Monday June 17, 2024

Egging on the IMF

Is Imran Khan's letter an earnest attempt to safeguard genuine democracy in Pakistan?

By Hussain H Zaidi
March 15, 2024
The seal for the International Monetary Fund is seen in Washington, DC (left) and former Pakistans Prime Minister Imran Khan gestures as he speaks during an interview in Lahore. —AFP/File
The seal for the International Monetary Fund is seen in Washington, DC (left) and former Pakistan's Prime Minister Imran Khan gestures as he speaks during an interview in Lahore. —AFP/File 

Is populist leader Imran Khan’s recent letter to the IMF a malicious ploy to push a cash-starved Pakistan on the brink of default? Or is it an earnest attempt to safeguard genuine democracy in Pakistan? Khan’s detractors and supporters will answer the questions in their own fashion.

Likewise, the question of whether the correspondence on hand will serve any, and what, purpose is susceptible to varying answers. Be that as it may, the PTI supremo is not the first political leader in Pakistan who has invited international intervention in the country’s domestic affairs.

Written in the backdrop of the recent national elections, which the PTI alleges were rigged – though the party ended up winning more seats than most forecasts had given it – the letter is addressed to the IMF managing director ‘under the instructions and on behalf of’ the jailed leader. The letter is carefully worded to avoid the impression that the PTI is out to scuttle the multilateral donor’s lending to Pakistan, which it desperately needs to avoid a complete economic meltdown, leading possibly to it having to default on its external debt obligations.

All the same, the letter adds that the lending facility may only be negotiated by a ‘duly elected government’, which, in the party’s eye, the new coalition doesn’t represent. Therefore, the Fund has been requested to make the capital inflows to Pakistan subject to audit of at least 30 per cent of the total number of seats of the national and provincial assemblies.

In Pakistan, almost every electoral exercise has remained shrouded in controversies, with the losing party (or parties) crying foul. In 2018 when the PTI was elected to power, the PML-N and other parties had cast similar doubts on the fairness of the elections.

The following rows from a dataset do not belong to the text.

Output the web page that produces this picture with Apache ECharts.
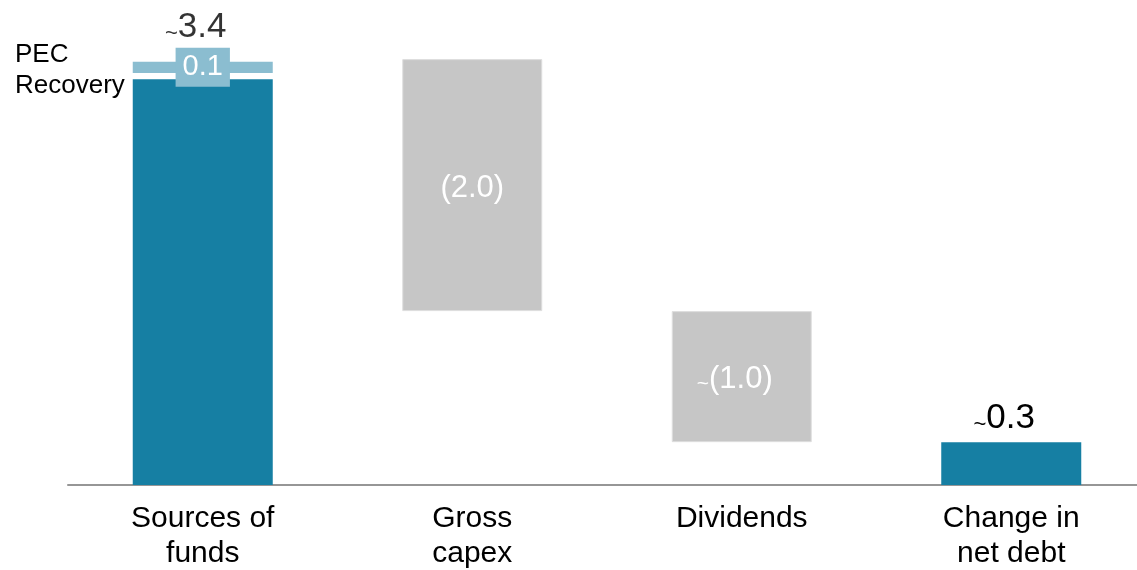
<!DOCTYPE html>
<html>
<head>
<meta charset="utf-8">
<title>Sources and uses of funds</title>
<script src="https://cdn.jsdelivr.net/npm/echarts@6/dist/echarts.min.js"></script>
<style>
  html, body { margin: 0; padding: 0; background: #fff; }
  #chart { width: 1137px; height: 570px; }
</style>
</head>
<body>
<div id="chart"></div>
<script>
// Waterfall: sources of funds vs. uses (capex, dividends) and resulting change in net debt
const categories = ['Sources of\nfunds', 'Gross\ncapex', 'Dividends', 'Change in\nnet debt'];
const barStarts  = [0, 1.38, 0.34, 0];        // floating offset of each bar
const barValues  = [3.22, 2.0, 1.04, 0.34];   // height of each main bar
const isOutflow  = [false, true, true, false];
const isApprox   = [true, false, true, true];
const pecGap     = 0.05;                      // white separator under PEC recovery
const pecValue   = 0.09;                      // PEC recovery on top of sources

const TEAL = '#167fa3';
const LIGHT = '#8bbdd0';
const GREY = '#c6c6c6';
const FONT = 'Liberation Sans, Arial, sans-serif';
const TILDE_SHIFT = -7;   // keeps the number centred with the "~" hanging left

const sourcesTotal = barValues[0] + pecGap + pecValue;

function tilde(flag) { return flag ? '{t|~}' : ''; }

// small "~" sits a little below the middle of the figures
const tildeDark  = { fontSize: 22, color: '#000', fontFamily: FONT, padding: [14, 0, 0, 0] };
const tildeLight = { fontSize: 21, color: '#fff', fontFamily: FONT, padding: [9, 0, 0, 0] };

const mainData = barValues.map((v, i) => {
  const item = {
    value: v,
    itemStyle: isOutflow[i]
      ? { color: GREY, borderColor: '#dedede', borderWidth: 1 }
      : { color: TEAL }
  };
  if (isOutflow[i]) {
    item.label = {
      show: true,
      position: 'inside',
      offset: [isApprox[i] ? TILDE_SHIFT : 0, 3],
      formatter: tilde(isApprox[i]) + '{w|(' + v.toFixed(1) + ')}',
      rich: {
        t: tildeLight,
        w: { fontSize: 31, color: '#fff', fontFamily: FONT }
      }
    };
  } else if (i === barValues.length - 1) {
    item.label = {
      show: true,
      position: 'top',
      distance: 6,
      offset: [isApprox[i] ? TILDE_SHIFT : 0, 0],
      formatter: tilde(isApprox[i]) + '{v|' + v.toFixed(1) + '}',
      rich: {
        t: tildeDark,
        v: { fontSize: 35, color: '#000', fontFamily: FONT }
      }
    };
  }
  return item;
});

const chart = echarts.init(document.getElementById('chart'), null, { renderer: 'canvas' });

chart.setOption({
  animation: false,
  backgroundColor: '#fff',
  grid: { left: 68, right: -9, top: 6.2, bottom: 85, containLabel: false, outerBoundsMode: 'none' },
  xAxis: {
    type: 'category',
    data: categories,
    axisLine: { show: true, lineStyle: { color: '#969696', width: 2 } },
    axisTick: { show: false },
    axisLabel: {
      interval: 0,
      margin: 16,
      color: '#000',
      fontSize: 30,
      lineHeight: 35,
      fontFamily: FONT
    }
  },
  yAxis: {
    type: 'value',
    min: 0,
    max: 3.8,
    show: false,
    splitLine: { show: false }
  },
  series: [
    {
      name: 'offset',
      type: 'bar',
      stack: 'w',
      barWidth: 140,
      silent: true,
      itemStyle: { color: 'transparent' },
      data: barStarts
    },
    {
      name: 'flow',
      type: 'bar',
      stack: 'w',
      barWidth: 140,
      data: mainData
    },
    {
      name: 'gap',
      type: 'bar',
      stack: 'w',
      barWidth: 140,
      silent: true,
      itemStyle: { color: 'transparent' },
      data: [pecGap, '-', '-', '-']
    },
    {
      name: 'PEC Recovery',
      type: 'bar',
      stack: 'w',
      barWidth: 140,
      itemStyle: { color: LIGHT },
      label: {
        show: true,
        position: 'inside',
        formatter: p => p.value.toFixed(1),
        color: '#fff',
        fontSize: 29,
        fontFamily: FONT,
        backgroundColor: LIGHT,
        padding: [6, 7, 4, 7]
      },
      data: [pecValue, '-', '-', '-']
    },
    {
      name: 'total',
      type: 'scatter',
      symbolSize: 1,
      silent: true,
      itemStyle: { color: 'rgba(0,0,0,0)' },
      label: {
        show: true,
        position: 'top',
        distance: 16,
        offset: [TILDE_SHIFT, 0],
        formatter: p => tilde(true) + '{v|' + p.value[1].toFixed(1) + '}',
        rich: {
          t: tildeDark,
          v: { fontSize: 35, color: '#000', fontFamily: FONT }
        }
      },
      data: [[0, sourcesTotal]]
    }
  ],
  graphic: [
    {
      type: 'text',
      left: 15,
      top: 39,
      style: {
        text: 'PEC\nRecovery',
        font: '26px ' + FONT,
        lineHeight: 31,
        fill: '#000'
      }
    }
  ]
});
</script>
</body>
</html>
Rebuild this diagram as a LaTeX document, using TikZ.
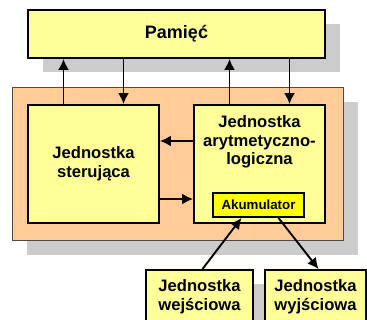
\documentclass[tikz,border=0pt]{standalone}
\usepackage{fontspec}
\setmainfont{Liberation Sans}
\usetikzlibrary{arrows.meta,shadows}
\definecolor{unitfill}{HTML}{FFFF99}
\definecolor{cpufill}{HTML}{FFCC99}
\definecolor{accfill}{HTML}{FFFF00}
\definecolor{shadowgray}{HTML}{CCCCCC}
\begin{document}
\begin{tikzpicture}[
  x=1pt, y=-1pt,
  shadowed/.style={drop shadow={shadow xshift=14.5pt, shadow yshift=-14.5pt,
                   fill=shadowgray, opacity=1}},
  unit/.style={rectangle, draw, line width=1.9pt, fill=unitfill,
               inner sep=0pt, align=center,
               font=\fontsize{16.6}{19}\selectfont\bfseries},
  cpu/.style={rectangle, draw=black!70, line width=1pt, fill=cpufill},
  acc/.style={rectangle, draw, line width=1.9pt, fill=accfill,
              font=\fontsize{13.3}{15}\selectfont\bfseries},
  txt/.style={align=center, font=\fontsize{16.6}{18.7}\selectfont\bfseries},
  arrow/.style={-{Latex[length=11pt, width=11pt]}, line width=1.9pt}
]
  \useasboundingbox (0,0) rectangle (367,320);

  % Pamiec
  \node[unit, shadowed, minimum width=297, minimum height=48,
        font=\fontsize{18}{20}\selectfont\bfseries] (mem) at (176.5,34) {Pamięć};

  % Procesor
  \node[cpu, shadowed, minimum width=331.5, minimum height=153] (cpu) at (177.75,164.5) {};

  \node[unit, minimum width=131, minimum height=118] (cu) at (93.5,164)
    {Jednostka\\sterująca};
  \node[unit, minimum width=131, minimum height=118] (alu) at (259.5,164) {};
  \node[txt] (alutxt) at (259.5,142) {Jednostka\\arytmetyczno-\\logiczna};
  \node[acc, minimum width=91, minimum height=24, inner sep=0pt] (akum) at (258.5,205) {Akumulator};

  % Urzadzenia wejscia/wyjscia
  \node[unit, shadowed, minimum width=107, minimum height=54] (wej) at (199.5,297)
    {Jednostka\\wejściowa};
  \node[unit, shadowed, minimum width=101, minimum height=54] (wyj) at (315.5,297)
    {Jednostka\\wyjściowa};

  % Polaczenia z pamiecia
  \foreach \u in {cu,alu} {
    \draw[arrow] ([xshift=-30]\u.north) -- ([xshift=-30]\u.north |- mem.south);
    \draw[arrow] ([xshift=30]\u.north |- mem.south) -- ([xshift=30]\u.north);
  }

  % Polaczenia wewnatrz procesora
  \draw[arrow] ([yshift=23]alu.west) -- ([yshift=23]alu.west -| cu.east);
  \draw[arrow] ([yshift=-35]cu.east) -- ([yshift=-35]cu.east -| alu.west);

  % Wejscie i wyjscie
  \draw[arrow] ([xshift=3]wej.north) -- ([xshift=-17]akum.south);
  \draw[arrow] ([xshift=20]akum.south) -- ([xshift=3]wyj.north);
\end{tikzpicture}
\end{document}
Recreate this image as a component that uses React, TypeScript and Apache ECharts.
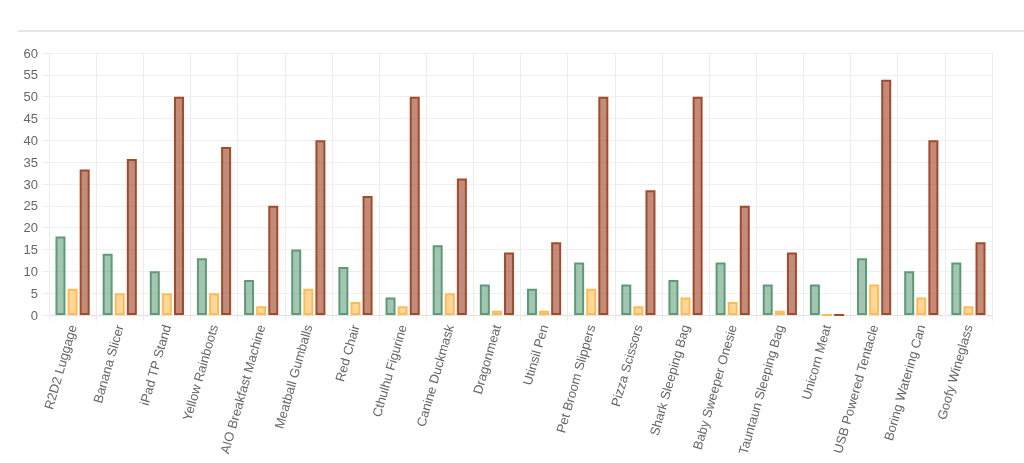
import React, { useEffect, useRef } from "react";
import * as echarts from "echarts";

const categories = [
  "R2D2 Luggage", "Banana Slicer", "iPad TP Stand", "Yellow Rainboots", "AIO Breakfast Machine",
  "Meatball Gumballs", "Red Chair", "Cthulhu Figurine", "Canine Duckmask", "Dragonmeat",
  "Utinsil Pen", "Pet Broom Slippers", "Pizza Scissors", "Shark Sleeping Bag", "Baby Sweeper Onesie",
  "Tauntaun Sleeping Bag", "Unicorn Meat", "USB Powered Tentacle", "Boring Watering Can", "Goofy Wineglass",
];
const greenValues = [18, 14, 10, 13, 8, 15, 11, 4, 16, 7, 6, 12, 7, 8, 12, 7, 7, 13, 10, 12];
const yellowValues = [6, 5, 5, 5, 2, 6, 3, 2, 5, 1, 1, 6, 2, 4, 3, 1, 0, 7, 4, 2];
const redValues = [33.33, 35.71, 50, 38.46, 25, 40, 27.27, 50, 31.25, 14.29, 16.67, 50, 28.57, 50, 25, 14.29, 0, 53.85, 40, 16.67];

const FONT = "'Liberation Sans', Arial, Helvetica, sans-serif";
const GRID = "#ececec";

export default function App() {
  const ref = useRef<HTMLDivElement>(null);
  useEffect(() => {
    if (!ref.current) return;
    const chart = echarts.init(ref.current, undefined, { renderer: "svg" });
    const mk = (name: string, data: number[], fill: string, border: string) => ({
      name,
      type: "bar",
      data,
      barWidth: 10,
      barGap: "21%",
      itemStyle: { color: fill, borderColor: border, borderWidth: 2 },
    });
    chart.setOption({
      animation: false,
      textStyle: { fontFamily: FONT },
      graphic: [
        {
          type: "line",
          shape: { x1: 18, y1: 31, x2: 1024, y2: 31 },
          style: { stroke: "#e6e6e6", lineWidth: 2 },
        },
      ],
      grid: { left: 49, right: 32, top: 53, bottom: 148 },
      xAxis: {
        type: "category",
        data: categories,
        boundaryGap: true,
        axisLine: { show: true, lineStyle: { color: "#e2e2e2", width: 1 } },
        axisTick: { show: true, length: 6, lineStyle: { color: GRID } },
        splitLine: { show: true, lineStyle: { color: GRID, width: 1 } },
        axisLabel: {
          rotate: 74,
          interval: 0,
          margin: 10,
          color: "#666",
          fontSize: 13,
          fontFamily: FONT,
        },
      },
      yAxis: {
        type: "value",
        min: 0,
        max: 60,
        interval: 5,
        axisLine: { show: true, lineStyle: { color: GRID } },
        axisTick: { show: true, length: 6, lineStyle: { color: GRID } },
        splitLine: { show: true, lineStyle: { color: "#f0f0f0" } },
        axisLabel: { color: "#666", fontSize: 13, margin: 11, fontFamily: FONT },
      },
      series: [
        mk("Green", greenValues, "rgba(100,160,125,0.6)", "#5e9a77"),
        mk("Yellow", yellowValues, "rgba(255,200,110,0.7)", "#ffbb55"),
        mk("Red", redValues, "rgba(160,80,50,0.65)", "#a34a2c"),
      ],
    });
    return () => chart.dispose();
  }, []);
  return <div ref={ref} style={{ position: "fixed", left: 0, top: 0, width: 1024, height: 463 }} />;
}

It may be strange, but by no means unprecedented, that the party winning the highest number of seats is putting the credibility of the polls under question. In 1988, the PPP, which emerged as the single largest party and eventually formed the government, declared the elections rigged. In 2024, however, the PTI has to sit in the opposition because of its failure or unwillingness to negotiate a coalition with another major party.

In recent years, the political and economic cycles have converged, as the induction of a new government coincides with the start of a fresh IMF programme. In 2008, the PPP government signed a credit agreement with the Fund a few months after its inauguration. The PML-N government did the same in 2013. In 2018, the PTI government flip-flopped for several months on the question of going to the multilateral donor, believing that they would be able to recover the mythical $200 billion stashed by ‘corrupt’ Pakistanis in foreign banks. Once the dichotomy of myth and reality dawned upon it, the ruling party wasted little time in approaching the Fund.

On none of the occasions in the past did a political party send a formal request to the lender of last resort to make its assistance contingent upon an election audit. This makes the PTI’s letter at issue an unprecedented move. If nothing else, it brings out the PTI’s unique style of doing politics. In 2014, it may be recalled, the party while protesting the ‘rigged’ elections had urged the people to stop paying taxes and utility bills and overseas Pakistanis not to send remittances.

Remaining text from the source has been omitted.